Timing, value, and what luxury pricing actually reflects

Peak weeks in the Alps command premium pricing for a reason. Christmas, New Year, February school holidays, and prime snow periods bring the strongest demand, especially for chalets with top-tier locations and service. If you are booking for a specific holiday week, early planning is not optional. The most desirable homes are often committed long before the season begins.

Outside peak dates, value becomes more nuanced. A weekly rate may look significantly lower in early January or late March, but the overall experience can still be exceptional. In fact, some travelers prefer these windows for quieter slopes, greater chalet availability, and a more relaxed resort atmosphere.

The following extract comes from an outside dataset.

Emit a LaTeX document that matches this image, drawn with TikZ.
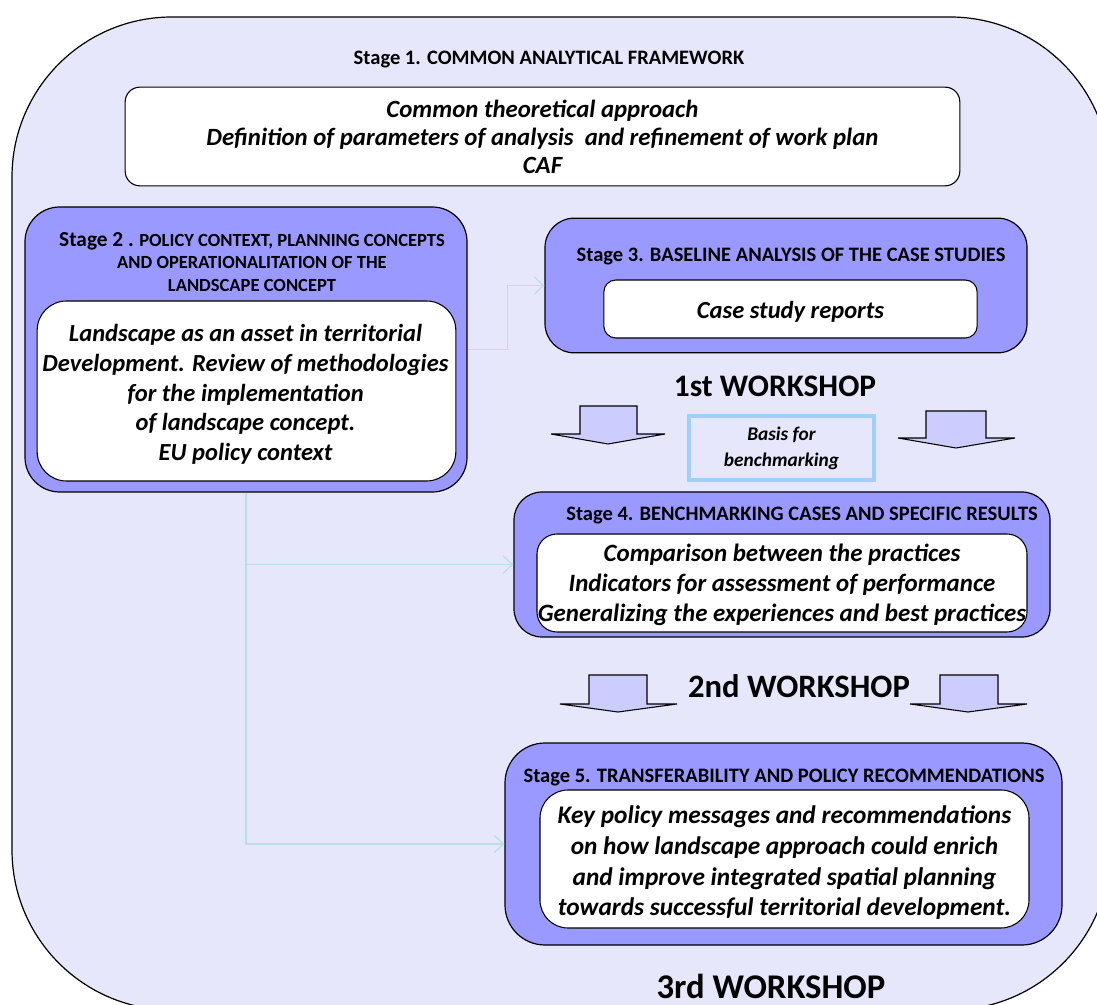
\documentclass[tikz,border=0pt]{standalone}
\usepackage{fontspec}
\setmainfont{Carlito}
\usetikzlibrary{arrows.meta}
\definecolor{backfill}{RGB}{231,231,251}
\definecolor{stagefill}{RGB}{153,153,255}
\definecolor{arrowfill}{RGB}{204,204,255}
\definecolor{basisline}{RGB}{160,208,250}
\definecolor{linkcol}{RGB}{184,224,226}
\tikzset{
  stagebox/.style={draw, line width=0.9pt, fill=stagefill, inner sep=0pt},
  whitebox/.style={draw, line width=0.8pt, fill=white, inner sep=0pt},
  bodytext/.style={align=center, inner sep=0pt, font=\bfseries\itshape\fontsize{18.6}{22.5}\selectfont},
  stagetitle/.style={font=\bfseries\fontsize{15.4}{18}\selectfont, inner sep=0pt},
  workshop/.style={font=\bfseries\fontsize{24.5}{30}\selectfont, inner sep=0pt},
  blockarrow/.style={draw, line width=0.8pt, fill=arrowfill},
  link/.style={draw=linkcol, line width=0.9pt, -{Straight Barb[length=7pt,width=13pt]}}
}
\begin{document}
\begin{tikzpicture}[x=0.75pt,y=-0.75pt]
  \useasboundingbox (0,0) rectangle (1097,1005);
  \clip (0,0) rectangle (1097,1005);
  % outer frame
  \draw[fill=backfill, line width=0.9pt, rounded corners=120pt] (12,17) rectangle (1110,1010);
  % stage 1
  \node[stagetitle] (t1) at (549,60) {Stage 1. COMMON ANALYTICAL FRAMEWORK};
  \node[whitebox, rounded corners=11pt, minimum width=626pt, minimum height=74pt] (caf) at (542.5,136.5) {};
  \node[bodytext, font=\bfseries\itshape\fontsize{18.6}{21}\selectfont] (caftxt) at (caf)
    {Common theoretical approach\\Definition of parameters of analysis \ and refinement of work plan\\CAF};
  % stage 2
  \node[stagebox, rounded corners=26pt, minimum width=331.5pt, minimum height=213.75pt] (s2) at (246,349.5) {};
  \node[font=\bfseries\fontsize{13.9}{16.8}\selectfont, align=center, inner sep=0pt] (t2) at (252,262)
    {{\fontsize{16}{16.8}\selectfont Stage 2 .} POLICY CONTEXT, PLANNING CONCEPTS\\AND OPERATIONALITATION OF THE\\LANDSCAPE CONCEPT};
  \node[whitebox, rounded corners=22pt, minimum width=314pt, minimum height=135pt] (w2) at (246.5,391) {};
  \node[bodytext, font=\bfseries\itshape\fontsize{18.4}{22.3}\selectfont, yshift=-2.6pt] (w2txt) at (245.5,391)
    {Landscape as an asset in territorial\\Development. Review of methodologies\\for the implementation\\of landscape concept.\\EU policy context};
  % stage 3
  \node[stagebox, rounded corners=22pt, minimum width=361.5pt, minimum height=101pt] (s3) at (786,285.5) {};
  \node[stagetitle] (t3) at (791,257) {Stage 3. BASELINE ANALYSIS OF THE CASE STUDIES};
  \node[whitebox, rounded corners=9pt, minimum width=280pt, minimum height=43.5pt] (w3) at (790.5,309) {};
  \node[bodytext, font=\bfseries\itshape\fontsize{18.4}{22.5}\selectfont, yshift=-2.2pt] (w3txt) at (w3) {Case study reports};
  % 1st workshop
  \node[workshop, font=\bfseries\fontsize{23.5}{30}\selectfont] (ws1) at (775,386) {1st WORKSHOP};
  \draw[blockarrow] (580,406) -- (637,406) -- (637,434) -- (665,434) -- (608,444) -- (551,434) -- (580,434) -- cycle;
  \draw[blockarrow] (926,411) -- (986,411) -- (986,438) -- (1015,438) -- (956,448) -- (898,438) -- (926,438) -- cycle;
  \node[draw=basisline, line width=3pt, fill=backfill, minimum width=139pt, minimum height=48pt,
    align=center, font=\bfseries\itshape\fontsize{14.5}{19}\selectfont] (basis) at (781.5,448.5) {Basis for\\benchmarking};
  % stage 4
  \node[stagebox, rounded corners=21pt, minimum width=402pt, minimum height=108.75pt] (s4) at (782,564.5) {};
  \node[stagetitle] (t4) at (802,516) {Stage 4. BENCHMARKING CASES AND SPECIFIC RESULTS};
  \node[whitebox, rounded corners=15pt, minimum width=367.5pt, minimum height=73.5pt] (w4) at (782,583) {};
  \node[bodytext, font=\bfseries\itshape\fontsize{18.7}{22.5}\selectfont, yshift=-1.5pt] (w4txt) at (w4)
    {Comparison between the practices\\Indicators for assessment of performance\\Generalizing the experiences and best practices};
  % 2nd workshop
  \node[workshop] (ws2) at (799,686) {2nd WORKSHOP};
  \draw[blockarrow] (589,675) -- (647,675) -- (647,704) -- (677,704) -- (618,712) -- (560,704) -- (589,704) -- cycle;
  \draw[blockarrow] (940,675) -- (998,675) -- (998,704) -- (1027,704) -- (968,712) -- (910,704) -- (940,704) -- cycle;
  % stage 5
  \node[stagebox, rounded corners=30pt, minimum width=417.75pt, minimum height=151.5pt] (s5) at (783.5,844) {};
  \node[stagetitle] (t5) at (784,778) {Stage 5. TRANSFERABILITY AND POLICY RECOMMENDATIONS};
  \node[whitebox, rounded corners=21pt, minimum width=366.75pt, minimum height=103.5pt] (w5) at (784.5,859) {};
  \node[bodytext, font=\bfseries\itshape\fontsize{19}{23}\selectfont, yshift=-3pt] (w5txt) at (w5)
    {Key policy messages and recommendations\\on how landscape approach could enrich\\and improve integrated spatial planning\\towards successful territorial development.};
  \node[workshop, font=\bfseries\fontsize{26}{30}\selectfont] (ws3) at (771,986) {3rd WORKSHOP};
  % links
  \draw[link] (s2.east) -- ++(40,0) |- (s3.west);
  \draw[link] (s2.south) |- (s5.west);
  \draw[link] (s2.south |- s4.west) -- (s4.west);
\end{tikzpicture}
\end{document}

Luxury pricing also reflects more than décor. It usually includes location, staffing levels, design pedigree, wellness facilities, views, and operational ease. A chalet that appears expensive on paper may represent better value than a less costly option once you account for transport needs, lack of service, or an inferior layout for your group size.

How to book with confidence

The most successful bookings start with clarity. Before comparing properties, define the non-negotiables: destination, exact travel dates, number of guests, preferred bedroom arrangement, service level, and whether ski access or village proximity matters more. From there, it becomes easier to identify which chalets truly fit rather than simply impress.

It also helps to be honest about your group dynamic. Some guests want a social house with long dinners and shared wellness time. Others want quiet, privacy, and enough space to disappear for an hour with a book. A well-matched chalet accommodates both. That is often where a curated luxury platform such as The Chalet Luxe adds real value – not by offering endless choice, but by narrowing the field to properties that genuinely suit the trip.

A week in the Alps should feel composed from the moment you arrive. When the chalet, resort, and service model align, the experience becomes more than a ski vacation. It becomes the kind of winter stay your guests will want to repeat.